Former Tottenham striker Sergei Rebrov took the manager’s role at Ferencvaros in 2018. Successive titles have come under the guidance of the former Ukraine, Dynamo Kyiv and Tottenham Hotspur striker who won two Ukrainian championships with his old club and had a brief spell at Al-Ahli in Saudi Arabia before joining Ferencvaros.

“Sergei is really the kind of guy who takes things very seriously and he always believes in a team as one, not individuals,” says Orosz. “He is a key element but it is about the whole staff he is working with, all the colleagues in the offices that have worked for this success for the past 10 years.”

Returning to Europe’s elite competition is a moment Ferencvaros are keen to share with fans, with Hungary not having had a representative in the group stages since Debrecen in 2009-10. Ferencvaros will play Barcelona and Juventus at the 67,000-seat Puskas Arena, one of the host venues for next summer’s European Championship, which means they can admit about 22,000 fans under Uefa’s current 30% attendance guidelines.

The club’s own Groupama Arena, built in 2014, has a capacity of 22,000, so it could only host about 7000 supporters in the European present situation, despite no restrictions being placed on domestic games in Hungary as it stands.
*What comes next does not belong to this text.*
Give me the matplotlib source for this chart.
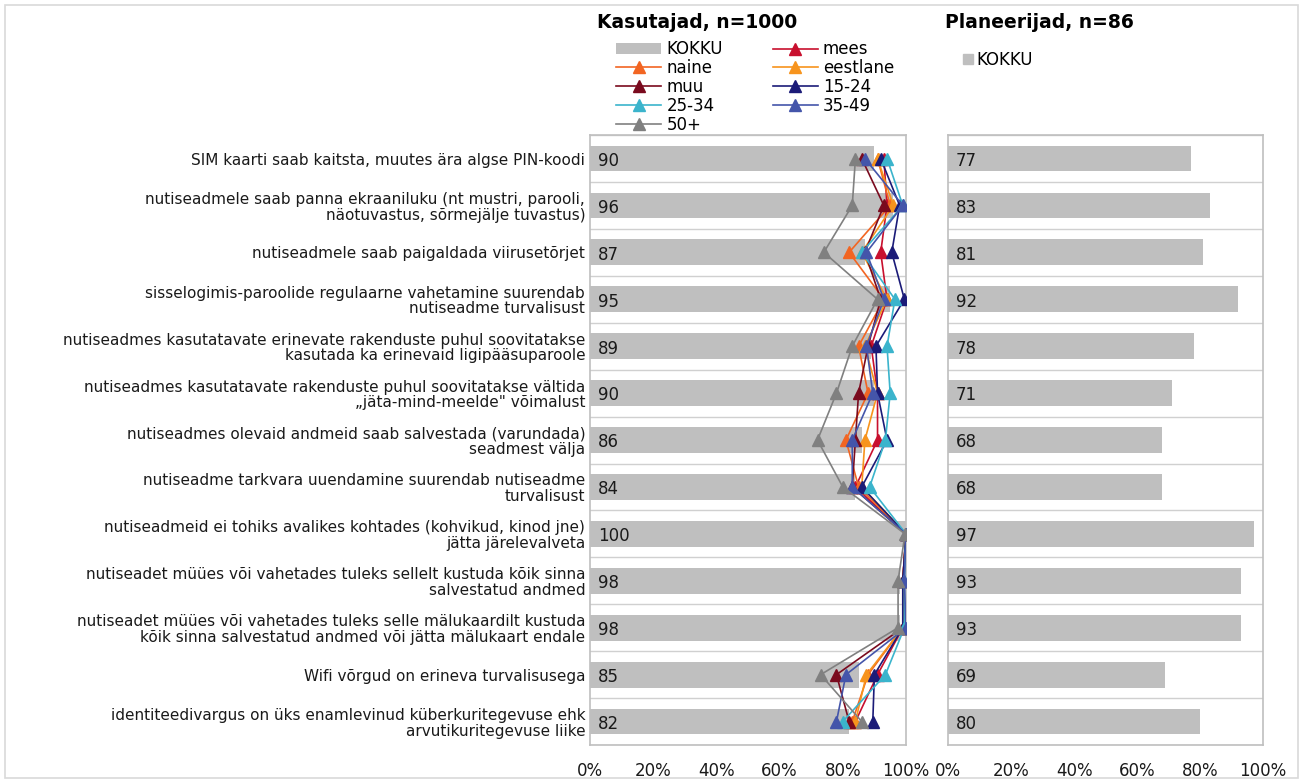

Ferencvaros will host Dynamo Kiev here.

“It is important for the whole of Hungarian football and important for us that we know we’re on a good track,” says Orosz. “Last season we reached the Europa League group stage and were only one goal away from progressing to the knockouts. This season we reached the Champions League group stage – we were so far away from this 10 years ago.

“We have to do the construction step by step; improve year by year. It is important for all the Hungarian supporters but at the same time the most important thing for us is to win the Hungarian championship again, because if you don’t, you don’t have the chance to qualify.”